Bet 769
Duration 5 years (02018-02023)
PREDICTOR
Joseph O Andelin
CHALLENGER
Unchallenged
In January 2018 the three companies announced a joint venture to address healthcare costs and employee satisfaction. Healthcare costs are highly inflationary and are tied to general inflation, regulations, demographic changes, technology improvements, and wealth. CMS estimates that healthcare spending in the United States will continue to grow at 5.5% per year through 2026, to almost 20% of GDP. The ABC group faces structural problems in the US healthcare system. The lower reimbursement rates of Medicare and Medicaid (2-3x less than commercial insurance), along with low hospital margins and weak balance sheets, give ABC little room on big, national hospital discount discussions. Tools and programs to reduce costs for regional or smaller employers are hard to scale, especially given Berkshire's decentralized culture.
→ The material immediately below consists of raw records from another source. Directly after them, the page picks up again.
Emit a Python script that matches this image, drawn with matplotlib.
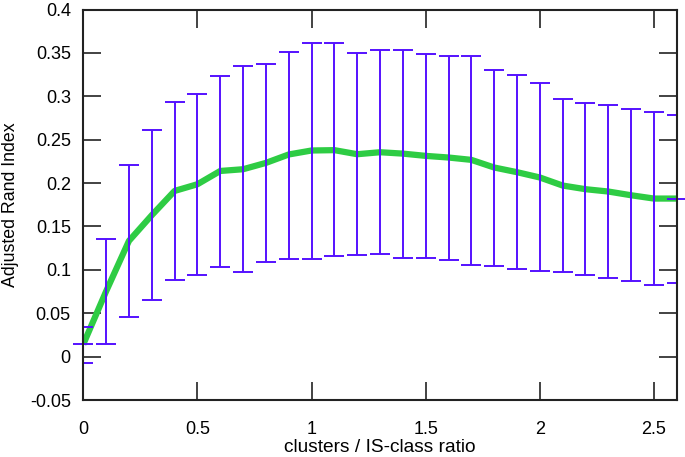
import matplotlib
matplotlib.use("Agg")
import matplotlib.pyplot as plt
import numpy as np

x = [0.0, 0.1, 0.2, 0.3, 0.4, 0.5, 0.6, 0.7, 0.8, 0.9, 1.0, 1.1, 1.2, 1.3,
     1.4, 1.5, 1.6, 1.7, 1.8, 1.9, 2.0, 2.1, 2.2, 2.3, 2.4, 2.5, 2.6]
ari_mean = [0.0142, 0.0753, 0.1334, 0.163, 0.191, 0.1987, 0.214, 0.216, 0.2233,
            0.233, 0.2376, 0.238, 0.2333, 0.2356, 0.234, 0.2314, 0.2295, 0.2268,
            0.218, 0.2126, 0.2065, 0.1972, 0.193, 0.1903, 0.186, 0.1822, 0.1822]
ari_upper = [0.034, 0.1356, 0.221, 0.261, 0.2937, 0.303, 0.324, 0.3345, 0.3375,
             0.351, 0.362, 0.361, 0.3495, 0.3533, 0.354, 0.3483, 0.3467, 0.346,
             0.33, 0.3245, 0.3156, 0.2964, 0.2918, 0.290, 0.2856, 0.2818, 0.279]
ari_lower = [-0.0069, 0.015, 0.0457, 0.0653, 0.0888, 0.0938, 0.1034, 0.0972, 0.1088,
             0.113, 0.113, 0.1157, 0.1168, 0.118, 0.114, 0.1137, 0.111, 0.106,
             0.1045, 0.101, 0.0984, 0.0972, 0.0938, 0.0903, 0.0868, 0.0822, 0.0849]

xticks = [0, 0.5, 1, 1.5, 2, 2.5]
xticklabels = ["0", "0.5", "1", "1.5", "2", "2.5"]
yticks = [-0.05, 0, 0.05, 0.1, 0.15, 0.2, 0.25, 0.3, 0.35, 0.4]
yticklabels = ["-0.05", "0", "0.05", "0.1", "0.15", "0.2", "0.25", "0.3", "0.35", "0.4"]

plt.rcParams['font.family'] = ['Liberation Sans', 'DejaVu Sans']

GREEN = '#2ecc44'
BLUE = '#5511ff'

fig = plt.figure(figsize=(6.85, 4.57), dpi=100)
ax = fig.add_axes([0.1216, 0.1247, 0.988 - 0.1216, 0.979 - 0.1247])

xa = np.array(x)
m = np.array(ari_mean)
up = np.array(ari_upper)
lo = np.array(ari_lower)

ax.plot(xa, m, color=GREEN, lw=4.5, solid_capstyle='butt', zorder=2)
cont = ax.errorbar(xa, m, yerr=[m - lo, up - m], fmt='none', ecolor=BLUE,
                   elinewidth=1.4, capsize=7, capthick=1.4, zorder=2.2)
for cl in cont[1]:
    cl.set_clip_on(True)
    cl.set_clip_path(ax.patch)
for bc in cont[2]:
    bc.set_clip_path(ax.patch)
# mean markers visible at the ends
for xi, mi in ((xa[0], m[0]), (xa[-1], m[-1])):
    ax.plot([xi], [mi], marker='_', ms=14, mew=1.4, color=BLUE,
            clip_on=False, zorder=2.2)

ax.set_xlim(0, 2.6)
ax.set_ylim(-0.05, 0.4)
ax.set_xticks(xticks)
ax.set_xticklabels(xticklabels)
ax.set_yticks(yticks)
ax.set_yticklabels(yticklabels)
ax.tick_params(direction='in', length=13, width=1.2, top=True, right=True,
               labelsize=13, color='#222222')
ax.tick_params(axis='x', pad=15)
ax.tick_params(axis='y', pad=9)
for s in ax.spines.values():
    s.set_linewidth(1.5)
    s.set_color('#222222')
    s.set_zorder(2.5)

ax.set_xlabel("clusters / IS-class ratio", fontsize=13.8, labelpad=1)
ax.set_ylabel("Adjusted Rand Index", fontsize=12.8, labelpad=8)

fig.savefig("out.png", dpi=100)
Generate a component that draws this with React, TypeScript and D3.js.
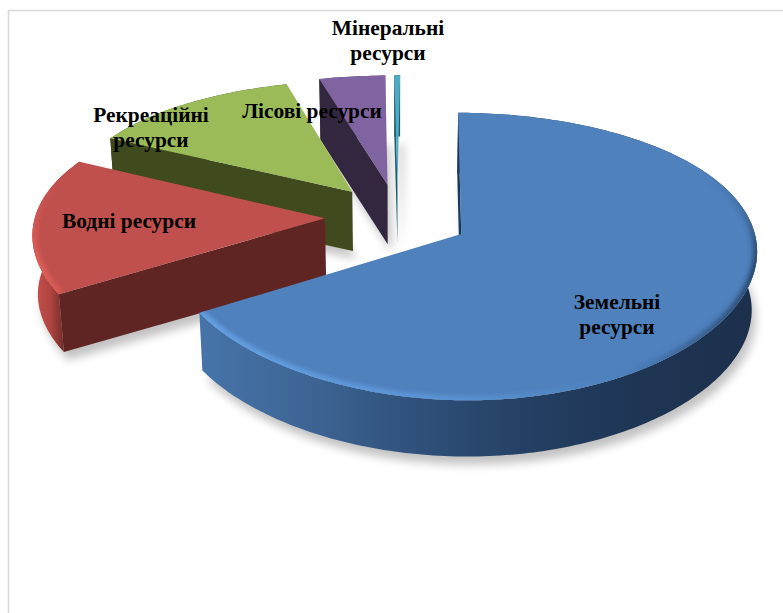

A reduction of 10% on prescriptions would save 2% of total healthcare dollars. ABC will be loath to increase deductibles, roll out narrow care networks, or other mechanisms that may help reduce costs but lead to negative employee satisfaction. Digital tools and tech can't truly address social determinants of health and have low use/impact. Wellness programs and incentives tied to them tend to increase costs due to program costs and false positives. Evidence of value-based care savings is scant and case studies tend to focus on small savings for infrequent procedures. The impact of shopping for healthcare, as it's done now, is worth perhaps 1-2% of total healthcare spending. Innovation in employer-sponsored healthcare, for now, will have to be by subtraction of wasteful programs. The changes people hope for will take longer than five years.